Dans le cadre du recours de droit administratif selon l'art. 34 al. 1 LAT, la contestation peut porter, selon cette disposition, d'une part sur la reconnaissance de la conformité à l'affectation de la zone de constructions et d'installations sises hors de la zone à bâtir, et d'autre part sur des demandes de dérogation en vertu des art. 24 à 24d LAT. Il résulte des considérants ci-dessus que la première condition - la conformité à l'affectation de la zone - est réalisée; il s'ensuit que la question de l'octroi de dérogations selon les art. 24 ss LAT ne se pose plus.
En l'occurrence, il est fait grief au Tribunal administratif d'avoir mal appliqué l'art. 24 LAT. L'Office fédéral soulève la question de principe de la justification d'une dérogation, dans le cadre strict des art. 24 ss LAT, pour une installation telle que le ponton litigieux. Ce grief est mal fondé, non pas parce que les conditions d'une dérogation seraient remplies, mais bien parce que l'octroi d'une telle dérogation, jugée nécessaire par le Tribunal administratif, n'entre en réalité pas en considération.
2.7 Cela étant, pour une installation telle que le ponton litigieux, la reconnaissance de la conformité à l'affectation de la zone est une simple condition préalable à l'octroi d'une autorisation (cf. art. 22 al. 2 let. a LAT). Encore faut-il que le besoin soit établi (cf. supra, consid. 2.4) et que les autres conditions prévues par le droit fédéral et le droit cantonal soient satisfaites (cf. art. 22 al. 3 LAT). Doivent en particulier être prises en compte les exigences de la loi fédérale du 1er juillet 1966 sur la protection de la nature et du paysage (LPN; RS 451), qui tend à la protection des biotopes (art. 18 ss LPN) et notamment de la végétation des rives (art. 21 LPN), ou encore celles de la loi fédérale du 21 juin 1991 sur la pêche (LFSP; RS 923.0), qui visent à la préservation des rives naturelles et de la végétation aquatique servant de frayères aux poissons ou d'habitat à leur progéniture (art. 7 ss LFSP). Ces différentes réglementations doivent être appliquées de manière coordonnée et il est probable que la procédure d'autorisation pour les installations sur le domaine public lacustre (concession ou, comme en l'espèce, autorisation à bien plaire) soit la procédure "directrice" (cf. art. 25a al. 1 et 2 LAT), à défaut de procédure d'autorisation spéciale selon les art. 24 ss LAT.

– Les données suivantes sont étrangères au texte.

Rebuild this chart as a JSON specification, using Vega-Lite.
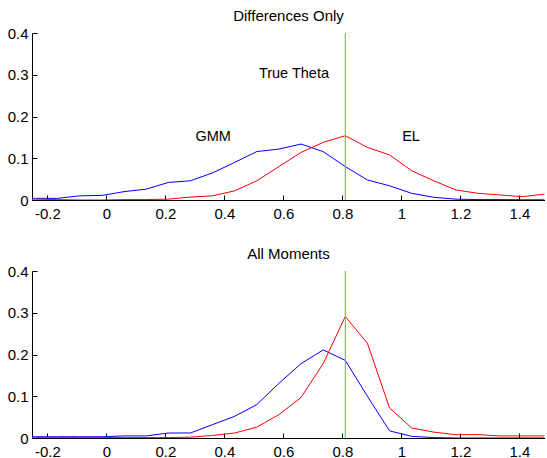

Dans le cas particulier, l'intimé, propriétaire de la parcelle riveraine, ne dispose actuellement d'aucune autorisation pour agrandir le ponton litigieux, sa demande ayant été rejetée le 23 décembre 2003. Par l'arrêt attaqué, le Tribunal administratif a annulé ce refus d'autorisation prononcé par les deux départements cantonaux concernés (ch. II du dispositif); cela a pour effet de rendre caduc l'ordre de démolition. Pour le reste, le renvoi du dossier à ces départements "pour nouvelle décision dans le sens des considérants" (ch. III du dispositif) comporte des instructions catégoriques à l'intention de l'administration cantonale, plus précisément de deux services de cette administration, le Service de l'aménagement du territoire (SAT) et le Service des eaux, sols et assainissement (SESA): ils doivent délivrer les autorisations requises (consid. 2b/dd in fine). Or l'administration cantonale doit encore se prononcer sur le respect des règles fédérales précitées, ce que le Tribunal administratif n'a pas clairement imposé dans sa décision de renvoi. Il s'ensuit que le recours de droit administratif doit être partiellement admis et que le ch. III du dispositif de l'arrêt doit être réformé dans le sens du présent considérant.